Comment by Sobana Sundar on September 30, 2012 at 10:32pm

Terry - Thank you so much.

Shannon - You were lucky to have that kind of personal coaching. But then isn't that practically what you are doing with me for smocking? I guess the only way we repay someone is to help someone else along!

 Oh and I am glad you like my cross-stitch. I still have a few on my 'to do' list but right now they have taken a back seat to quilting.

Comment by Shannon/UT on September 30, 2012 at 8:29pm

Sobana,

I love your quilts!  I too am captivated by color--probably more so than acutal patterns.  It sounds like to me that you're being hard on yourself about matching points and corners.  I couldn't do that for YEARS--until a lovely retired lady in my neighborhood took me  under her wing and gave me lessons once a month for an entire YEAR.  I too am very grateful for those lovely women who share their handmade traditions.

 

BTW, your handwork and embroidery is beautiful--well nigh enviable in the US.  Now everyone relies on embroidery machines (except those like me who can't afford to own one).  Keep up your art!  It is beautiful.

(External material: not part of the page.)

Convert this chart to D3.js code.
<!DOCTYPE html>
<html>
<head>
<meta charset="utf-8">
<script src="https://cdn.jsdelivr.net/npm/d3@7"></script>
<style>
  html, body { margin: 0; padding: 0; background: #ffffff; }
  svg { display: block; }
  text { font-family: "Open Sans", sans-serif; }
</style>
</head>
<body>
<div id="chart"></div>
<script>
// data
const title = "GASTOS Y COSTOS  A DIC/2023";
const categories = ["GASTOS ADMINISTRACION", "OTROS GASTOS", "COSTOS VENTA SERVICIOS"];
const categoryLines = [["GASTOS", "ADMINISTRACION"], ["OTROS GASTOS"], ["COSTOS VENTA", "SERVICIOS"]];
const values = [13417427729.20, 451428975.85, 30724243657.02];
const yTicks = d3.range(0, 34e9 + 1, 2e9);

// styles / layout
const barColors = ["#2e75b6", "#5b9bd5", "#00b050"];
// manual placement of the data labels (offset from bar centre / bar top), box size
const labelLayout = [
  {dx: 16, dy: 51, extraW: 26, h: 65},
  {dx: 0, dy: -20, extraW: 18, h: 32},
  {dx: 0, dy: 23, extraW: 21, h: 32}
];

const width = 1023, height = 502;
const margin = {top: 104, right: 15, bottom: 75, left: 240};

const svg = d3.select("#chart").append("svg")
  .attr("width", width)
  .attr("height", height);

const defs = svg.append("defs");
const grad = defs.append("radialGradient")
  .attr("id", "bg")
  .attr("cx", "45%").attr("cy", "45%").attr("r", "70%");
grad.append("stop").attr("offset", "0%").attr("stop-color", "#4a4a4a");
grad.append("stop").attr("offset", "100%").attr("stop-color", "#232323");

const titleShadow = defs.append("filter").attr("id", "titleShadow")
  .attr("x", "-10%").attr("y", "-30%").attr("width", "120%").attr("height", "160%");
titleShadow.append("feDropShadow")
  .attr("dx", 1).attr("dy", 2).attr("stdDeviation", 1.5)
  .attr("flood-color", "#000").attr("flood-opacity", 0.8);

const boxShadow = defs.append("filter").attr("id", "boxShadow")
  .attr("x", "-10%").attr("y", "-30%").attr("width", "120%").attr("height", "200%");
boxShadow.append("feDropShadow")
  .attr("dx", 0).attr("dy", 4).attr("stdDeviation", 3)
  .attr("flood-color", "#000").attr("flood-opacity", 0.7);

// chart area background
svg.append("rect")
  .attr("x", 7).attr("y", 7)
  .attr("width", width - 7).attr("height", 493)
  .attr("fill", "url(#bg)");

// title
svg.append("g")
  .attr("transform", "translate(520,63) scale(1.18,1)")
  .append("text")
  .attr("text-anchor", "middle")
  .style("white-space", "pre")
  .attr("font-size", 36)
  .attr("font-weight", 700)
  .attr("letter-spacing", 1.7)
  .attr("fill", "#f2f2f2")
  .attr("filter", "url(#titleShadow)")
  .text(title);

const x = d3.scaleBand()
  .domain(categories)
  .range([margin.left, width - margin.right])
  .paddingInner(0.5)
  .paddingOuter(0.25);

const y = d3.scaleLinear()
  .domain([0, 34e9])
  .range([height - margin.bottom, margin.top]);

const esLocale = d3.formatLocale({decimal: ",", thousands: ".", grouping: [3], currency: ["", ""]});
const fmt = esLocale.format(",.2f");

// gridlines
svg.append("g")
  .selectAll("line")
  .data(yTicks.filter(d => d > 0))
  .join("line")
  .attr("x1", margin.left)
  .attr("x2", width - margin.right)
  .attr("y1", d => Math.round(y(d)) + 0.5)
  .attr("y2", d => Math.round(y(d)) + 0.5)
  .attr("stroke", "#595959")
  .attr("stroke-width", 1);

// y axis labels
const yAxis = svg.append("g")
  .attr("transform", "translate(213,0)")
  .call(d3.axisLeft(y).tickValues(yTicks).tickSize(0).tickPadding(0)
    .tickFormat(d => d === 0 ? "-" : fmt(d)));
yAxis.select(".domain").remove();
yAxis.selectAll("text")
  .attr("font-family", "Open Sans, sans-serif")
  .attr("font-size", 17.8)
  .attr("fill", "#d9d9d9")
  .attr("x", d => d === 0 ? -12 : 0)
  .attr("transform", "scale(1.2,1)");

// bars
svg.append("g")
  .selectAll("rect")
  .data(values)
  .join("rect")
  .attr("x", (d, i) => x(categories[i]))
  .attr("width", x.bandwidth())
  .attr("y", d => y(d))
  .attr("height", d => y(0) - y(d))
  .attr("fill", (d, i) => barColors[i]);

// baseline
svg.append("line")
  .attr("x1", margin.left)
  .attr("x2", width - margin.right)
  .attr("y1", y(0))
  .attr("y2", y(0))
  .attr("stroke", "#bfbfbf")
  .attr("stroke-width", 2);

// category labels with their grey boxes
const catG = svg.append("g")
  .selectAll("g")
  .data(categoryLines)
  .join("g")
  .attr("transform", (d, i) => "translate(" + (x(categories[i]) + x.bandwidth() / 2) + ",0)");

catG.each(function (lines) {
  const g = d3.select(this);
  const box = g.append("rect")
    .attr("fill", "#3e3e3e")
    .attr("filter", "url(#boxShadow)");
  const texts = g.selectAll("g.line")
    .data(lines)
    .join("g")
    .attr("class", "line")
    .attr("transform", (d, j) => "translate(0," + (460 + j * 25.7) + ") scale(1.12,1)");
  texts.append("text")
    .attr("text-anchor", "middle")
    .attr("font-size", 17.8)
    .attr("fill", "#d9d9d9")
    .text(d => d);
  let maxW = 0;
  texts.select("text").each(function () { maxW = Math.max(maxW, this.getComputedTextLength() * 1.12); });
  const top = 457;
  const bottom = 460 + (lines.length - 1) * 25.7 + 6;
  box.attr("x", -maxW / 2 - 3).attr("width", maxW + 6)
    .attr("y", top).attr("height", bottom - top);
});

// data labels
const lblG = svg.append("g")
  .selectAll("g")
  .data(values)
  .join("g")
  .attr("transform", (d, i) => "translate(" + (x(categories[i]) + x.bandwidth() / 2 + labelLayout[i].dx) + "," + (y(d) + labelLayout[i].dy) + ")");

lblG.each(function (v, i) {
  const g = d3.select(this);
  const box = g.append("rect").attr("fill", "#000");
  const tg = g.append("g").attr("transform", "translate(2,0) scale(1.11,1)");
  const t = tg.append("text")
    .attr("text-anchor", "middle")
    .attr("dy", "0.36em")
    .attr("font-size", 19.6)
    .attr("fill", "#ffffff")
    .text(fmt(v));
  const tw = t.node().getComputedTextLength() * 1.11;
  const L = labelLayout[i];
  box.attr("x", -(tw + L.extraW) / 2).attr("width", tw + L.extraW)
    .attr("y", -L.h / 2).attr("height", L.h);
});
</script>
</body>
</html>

Comment by Terry F on September 30, 2012 at 12:44pm

I love all of your quilts Sobana!

Comment by Sobana Sundar on September 29, 2012 at 2:05am

Cindy. You are very generous. I had a peek at your quilts and am stunned to see both the number and the quality of your quilts. Yes the best thing about the internet is the people you meet and the things you learn.

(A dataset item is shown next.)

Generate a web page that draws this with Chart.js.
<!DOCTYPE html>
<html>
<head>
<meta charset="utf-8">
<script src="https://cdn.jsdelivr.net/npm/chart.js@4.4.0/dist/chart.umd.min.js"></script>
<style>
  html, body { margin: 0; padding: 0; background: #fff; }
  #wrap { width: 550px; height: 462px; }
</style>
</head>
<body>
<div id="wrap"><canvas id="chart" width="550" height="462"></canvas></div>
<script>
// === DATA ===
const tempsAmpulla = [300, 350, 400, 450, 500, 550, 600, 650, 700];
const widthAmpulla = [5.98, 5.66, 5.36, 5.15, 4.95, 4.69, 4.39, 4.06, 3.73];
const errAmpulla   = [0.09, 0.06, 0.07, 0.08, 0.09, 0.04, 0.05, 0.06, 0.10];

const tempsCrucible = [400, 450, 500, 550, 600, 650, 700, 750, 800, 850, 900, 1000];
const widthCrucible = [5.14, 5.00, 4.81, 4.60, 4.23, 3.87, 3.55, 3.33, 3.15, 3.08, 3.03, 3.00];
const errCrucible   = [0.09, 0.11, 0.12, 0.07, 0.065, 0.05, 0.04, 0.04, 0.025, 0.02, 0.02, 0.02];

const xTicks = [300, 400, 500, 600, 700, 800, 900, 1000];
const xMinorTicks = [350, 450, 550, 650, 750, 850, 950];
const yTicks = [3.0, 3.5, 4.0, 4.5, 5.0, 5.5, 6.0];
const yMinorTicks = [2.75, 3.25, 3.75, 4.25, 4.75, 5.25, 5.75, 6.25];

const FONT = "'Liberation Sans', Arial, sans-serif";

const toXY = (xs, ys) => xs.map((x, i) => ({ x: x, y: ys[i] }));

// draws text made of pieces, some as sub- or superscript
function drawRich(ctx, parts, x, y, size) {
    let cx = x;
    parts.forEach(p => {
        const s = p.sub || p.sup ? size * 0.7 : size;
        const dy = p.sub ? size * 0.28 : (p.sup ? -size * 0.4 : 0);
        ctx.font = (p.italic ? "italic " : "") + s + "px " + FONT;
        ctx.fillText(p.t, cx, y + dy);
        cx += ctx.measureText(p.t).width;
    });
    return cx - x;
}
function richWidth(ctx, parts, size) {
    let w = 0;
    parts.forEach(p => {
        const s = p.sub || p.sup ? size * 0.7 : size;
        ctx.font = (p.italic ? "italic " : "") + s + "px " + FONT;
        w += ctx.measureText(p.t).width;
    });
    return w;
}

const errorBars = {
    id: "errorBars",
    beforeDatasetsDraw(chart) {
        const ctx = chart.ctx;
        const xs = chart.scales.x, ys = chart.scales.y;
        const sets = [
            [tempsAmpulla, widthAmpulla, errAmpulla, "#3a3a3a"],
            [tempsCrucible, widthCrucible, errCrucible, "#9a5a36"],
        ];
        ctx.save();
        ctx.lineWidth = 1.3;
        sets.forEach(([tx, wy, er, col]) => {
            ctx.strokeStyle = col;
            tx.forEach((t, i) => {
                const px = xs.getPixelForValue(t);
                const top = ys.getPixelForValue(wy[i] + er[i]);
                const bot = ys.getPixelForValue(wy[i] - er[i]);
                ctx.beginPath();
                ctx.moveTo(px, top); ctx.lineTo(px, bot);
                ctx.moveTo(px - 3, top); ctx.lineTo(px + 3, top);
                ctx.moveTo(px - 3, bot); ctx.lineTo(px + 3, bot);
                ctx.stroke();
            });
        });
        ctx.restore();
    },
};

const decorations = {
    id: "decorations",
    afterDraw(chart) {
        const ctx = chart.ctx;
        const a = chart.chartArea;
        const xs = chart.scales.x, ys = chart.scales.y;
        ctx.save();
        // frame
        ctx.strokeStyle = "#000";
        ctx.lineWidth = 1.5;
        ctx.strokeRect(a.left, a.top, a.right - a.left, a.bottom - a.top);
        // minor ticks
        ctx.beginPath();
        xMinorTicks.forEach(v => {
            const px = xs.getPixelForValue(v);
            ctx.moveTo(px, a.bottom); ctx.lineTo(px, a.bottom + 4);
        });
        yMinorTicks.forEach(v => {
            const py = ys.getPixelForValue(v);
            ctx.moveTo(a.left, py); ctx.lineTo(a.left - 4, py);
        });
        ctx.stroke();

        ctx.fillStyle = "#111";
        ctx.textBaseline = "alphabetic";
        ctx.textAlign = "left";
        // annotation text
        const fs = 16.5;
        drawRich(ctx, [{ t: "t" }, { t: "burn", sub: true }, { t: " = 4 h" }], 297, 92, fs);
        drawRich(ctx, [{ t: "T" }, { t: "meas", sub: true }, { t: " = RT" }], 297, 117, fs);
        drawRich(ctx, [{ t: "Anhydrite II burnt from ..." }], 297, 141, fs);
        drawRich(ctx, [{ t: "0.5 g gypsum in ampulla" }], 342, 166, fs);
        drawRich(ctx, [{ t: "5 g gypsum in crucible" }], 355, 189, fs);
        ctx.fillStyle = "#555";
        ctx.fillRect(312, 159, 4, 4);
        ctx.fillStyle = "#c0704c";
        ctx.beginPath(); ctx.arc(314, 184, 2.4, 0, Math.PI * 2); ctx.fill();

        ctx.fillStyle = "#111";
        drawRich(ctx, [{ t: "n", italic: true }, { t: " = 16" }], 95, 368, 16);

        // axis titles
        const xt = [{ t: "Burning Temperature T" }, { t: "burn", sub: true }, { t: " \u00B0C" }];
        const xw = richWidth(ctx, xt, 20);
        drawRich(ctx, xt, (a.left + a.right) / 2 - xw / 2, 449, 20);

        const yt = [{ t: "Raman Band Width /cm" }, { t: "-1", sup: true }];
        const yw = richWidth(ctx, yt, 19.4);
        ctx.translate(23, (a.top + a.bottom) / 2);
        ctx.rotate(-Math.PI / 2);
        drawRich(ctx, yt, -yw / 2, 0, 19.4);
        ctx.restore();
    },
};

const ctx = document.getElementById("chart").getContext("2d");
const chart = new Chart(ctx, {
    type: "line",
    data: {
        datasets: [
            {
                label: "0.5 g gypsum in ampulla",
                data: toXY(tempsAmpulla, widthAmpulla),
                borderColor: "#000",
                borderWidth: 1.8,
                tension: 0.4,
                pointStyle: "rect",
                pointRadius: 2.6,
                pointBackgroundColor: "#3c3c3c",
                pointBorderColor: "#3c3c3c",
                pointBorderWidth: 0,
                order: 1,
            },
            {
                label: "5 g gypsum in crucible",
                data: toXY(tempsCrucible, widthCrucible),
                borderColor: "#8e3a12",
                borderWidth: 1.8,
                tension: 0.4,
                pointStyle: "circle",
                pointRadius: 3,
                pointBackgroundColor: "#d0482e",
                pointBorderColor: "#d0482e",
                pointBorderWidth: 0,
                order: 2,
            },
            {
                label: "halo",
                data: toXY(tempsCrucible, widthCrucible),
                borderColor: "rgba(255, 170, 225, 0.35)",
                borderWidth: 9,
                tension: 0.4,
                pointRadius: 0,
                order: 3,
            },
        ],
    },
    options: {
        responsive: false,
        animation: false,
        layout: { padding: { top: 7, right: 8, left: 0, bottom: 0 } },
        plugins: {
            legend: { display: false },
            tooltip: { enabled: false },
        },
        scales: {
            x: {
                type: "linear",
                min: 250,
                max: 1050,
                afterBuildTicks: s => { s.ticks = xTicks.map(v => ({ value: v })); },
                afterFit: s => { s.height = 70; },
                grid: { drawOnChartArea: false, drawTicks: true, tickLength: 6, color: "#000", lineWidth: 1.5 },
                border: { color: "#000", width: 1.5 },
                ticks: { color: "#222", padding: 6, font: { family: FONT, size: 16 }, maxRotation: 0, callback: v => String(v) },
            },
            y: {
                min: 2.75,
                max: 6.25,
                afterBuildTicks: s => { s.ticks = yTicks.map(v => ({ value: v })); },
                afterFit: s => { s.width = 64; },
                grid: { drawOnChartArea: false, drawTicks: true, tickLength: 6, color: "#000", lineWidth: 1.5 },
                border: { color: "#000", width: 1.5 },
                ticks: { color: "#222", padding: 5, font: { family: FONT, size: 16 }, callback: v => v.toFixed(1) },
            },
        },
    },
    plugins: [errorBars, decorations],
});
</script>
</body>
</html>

Comment by Cindy on September 29, 2012 at 1:20am

You are an inspiration to many, Sobana. I enjoyed reading your post and will be checking out your other pictures as well. The internet has truely opened up so many opportunities for us as quilters and crafters. We have been able to learn things we wouldn't have been able to otherwise and, best of all, we have 'met' people we would have not otherwise been able to meet. The friendships that have been found through this site alone are many. I too live in a remote area where there are very few people and rely on this site for my connection to other quilters. It has been invalueable to me. I look forward to hearing more about your quilting and life in India.

Comment by Sobana Sundar on September 28, 2012 at 10:50pm

Aida - Thank you for the compliments. All of you quilters are inspiration enough to get me going.

Prairie Quilter - Thank you for reading and encouraging.

Comment by Prairie Quilter Jan/NE on September 28, 2012 at 12:47pm

I enjoyed your quilting journey story.  So glad you shared your pictures and experience with us.  We'll look forward to more posts from you.

Comment by AidaCJ/NH on September 28, 2012 at 10:05am

What a wonderful story!  Looking at the photos, your crafts are fantastic! And it's true, you need not have all the gadgets and gizmo's that modern quilters have.  You just need time and the perseverance to get a project going.